How does the integration handle different shipping methods from our checkout, like 'Standard' or 'Express'?

This requires a specific mapping during implementation, because Whistl expects an exact service code for each shipping method, not the customer-facing text. Sending a name like 'Express Delivery' in the Sales Order data will cause Whistl to reject it, delaying dispatch. Patchworks automates this by translating the shipping method from the source sales channel into the correct Whistl service code.

If our sales system isn't sending customer phone numbers, is that a problem?

Yes, this commonly causes order failures, because Whistl and its carriers often require a phone number to create the shipment record. If the number is missing from the customer record on an inbound Sales Order, Whistl will reject the transaction. This creates a manual exception that the operations team must fix before the order can be fulfilled, delaying dispatch.

How do you manage stock updates when an order is only partially fulfilled by Whistl?

Patchworks is designed to handle this by listening for multiple, separate Item Fulfilment messages from Whistl related to the same original Sales Order. As Whistl ships what's available, Patchworks updates the source sales system with a partial fulfilment, adjusting inventory levels for dispatched SKUs only. This ensures the order status is accurate and that any back-ordered items are correctly tracked until they are sent.

Once integrated, which system should we trust for our inventory levels?

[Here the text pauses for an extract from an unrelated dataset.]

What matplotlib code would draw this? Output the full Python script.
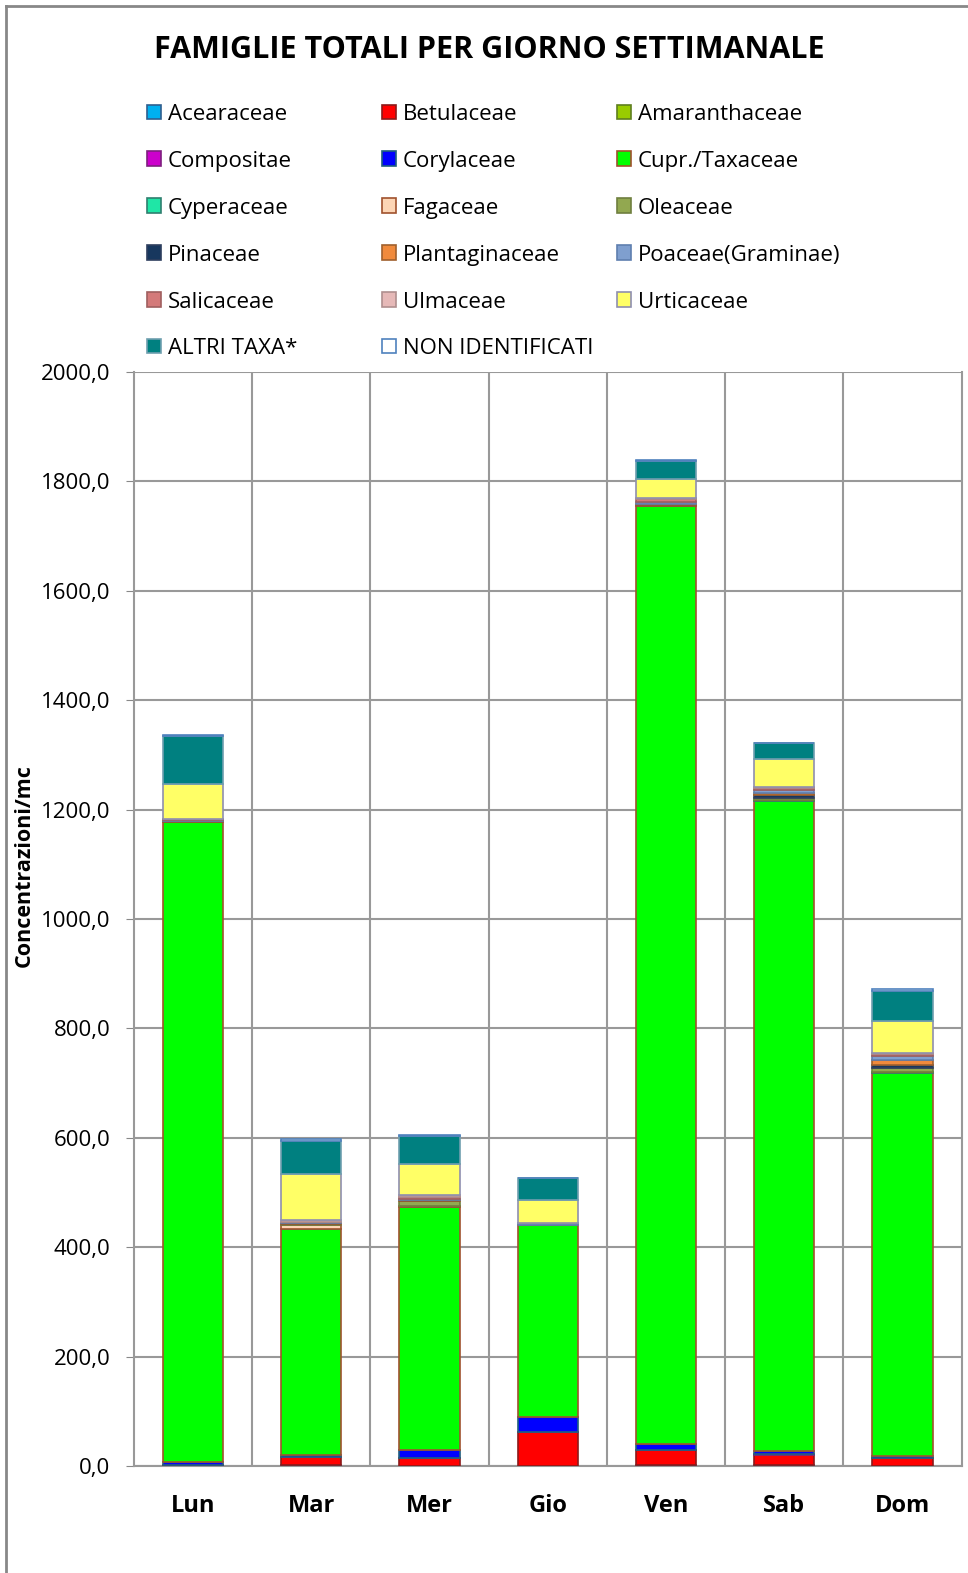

In this operating model, Whistl becomes the system of record for physical stock availability. Your e-commerce platform or ERP sends sales orders to Whistl, and Patchworks syncs back both the Item Fulfilment confirmations and the resulting inventory adjustments from Whistl's warehouse activity. This ensures your available-to-sell stock count is based on reality in the warehouse, which is critical for preventing overselling as order volumes grow.